Your goal:
Quote the data exactly, first line to the line containing "x = np.arange(len(years))", with no pictures.
---- Data
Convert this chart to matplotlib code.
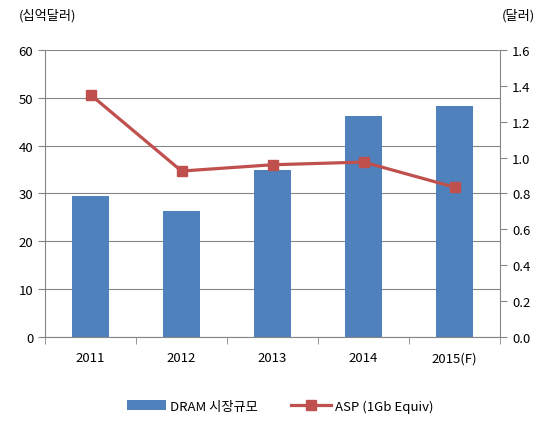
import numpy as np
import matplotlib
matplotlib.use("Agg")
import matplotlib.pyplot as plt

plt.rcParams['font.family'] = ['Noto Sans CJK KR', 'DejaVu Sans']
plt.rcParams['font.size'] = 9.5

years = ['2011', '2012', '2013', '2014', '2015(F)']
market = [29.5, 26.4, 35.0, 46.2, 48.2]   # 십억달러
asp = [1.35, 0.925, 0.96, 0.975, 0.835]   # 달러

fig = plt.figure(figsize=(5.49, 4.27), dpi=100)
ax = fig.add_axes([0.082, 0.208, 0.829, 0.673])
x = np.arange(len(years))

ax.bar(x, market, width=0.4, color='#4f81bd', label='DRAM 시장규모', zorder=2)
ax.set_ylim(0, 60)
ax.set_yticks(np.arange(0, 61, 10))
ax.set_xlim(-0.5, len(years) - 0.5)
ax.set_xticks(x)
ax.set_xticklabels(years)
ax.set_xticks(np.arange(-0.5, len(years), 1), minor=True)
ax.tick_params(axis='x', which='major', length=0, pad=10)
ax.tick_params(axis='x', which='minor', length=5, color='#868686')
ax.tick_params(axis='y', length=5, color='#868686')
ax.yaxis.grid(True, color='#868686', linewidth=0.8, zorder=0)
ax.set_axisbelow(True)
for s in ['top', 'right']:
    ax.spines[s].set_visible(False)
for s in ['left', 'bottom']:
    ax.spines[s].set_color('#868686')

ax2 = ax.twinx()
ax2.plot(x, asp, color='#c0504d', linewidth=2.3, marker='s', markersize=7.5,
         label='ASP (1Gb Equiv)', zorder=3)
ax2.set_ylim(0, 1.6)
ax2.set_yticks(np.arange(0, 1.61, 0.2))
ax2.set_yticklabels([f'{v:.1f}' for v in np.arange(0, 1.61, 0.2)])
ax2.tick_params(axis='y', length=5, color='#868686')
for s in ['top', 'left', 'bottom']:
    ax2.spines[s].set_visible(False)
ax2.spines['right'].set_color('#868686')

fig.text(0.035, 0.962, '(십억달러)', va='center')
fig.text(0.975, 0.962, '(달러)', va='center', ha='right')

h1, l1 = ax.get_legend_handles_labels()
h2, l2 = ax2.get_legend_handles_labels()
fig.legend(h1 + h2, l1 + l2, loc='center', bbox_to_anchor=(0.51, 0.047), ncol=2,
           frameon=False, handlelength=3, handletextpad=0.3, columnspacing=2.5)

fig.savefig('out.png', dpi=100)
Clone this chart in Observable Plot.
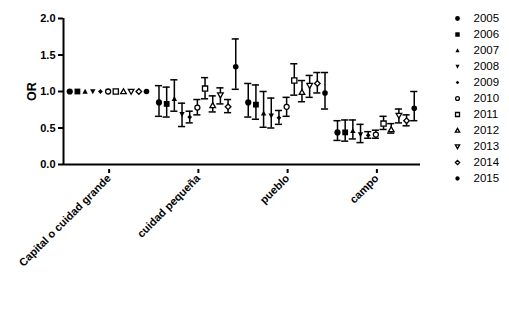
--------
Expected output:
Convert this chart to matplotlib code.
import numpy as np
import matplotlib
matplotlib.use("Agg")
import matplotlib.pyplot as plt

plt.rcParams['font.family'] = ['Noto Sans CJK KR', 'DejaVu Sans']
plt.rcParams['font.size'] = 9.5

years = ['2011', '2012', '2013', '2014', '2015(F)']
market = [29.5, 26.4, 35.0, 46.2, 48.2]   # 십억달러
asp = [1.35, 0.925, 0.96, 0.975, 0.835]   # 달러

fig = plt.figure(figsize=(5.49, 4.27), dpi=100)
ax = fig.add_axes([0.082, 0.208, 0.829, 0.673])
x = np.arange(len(years))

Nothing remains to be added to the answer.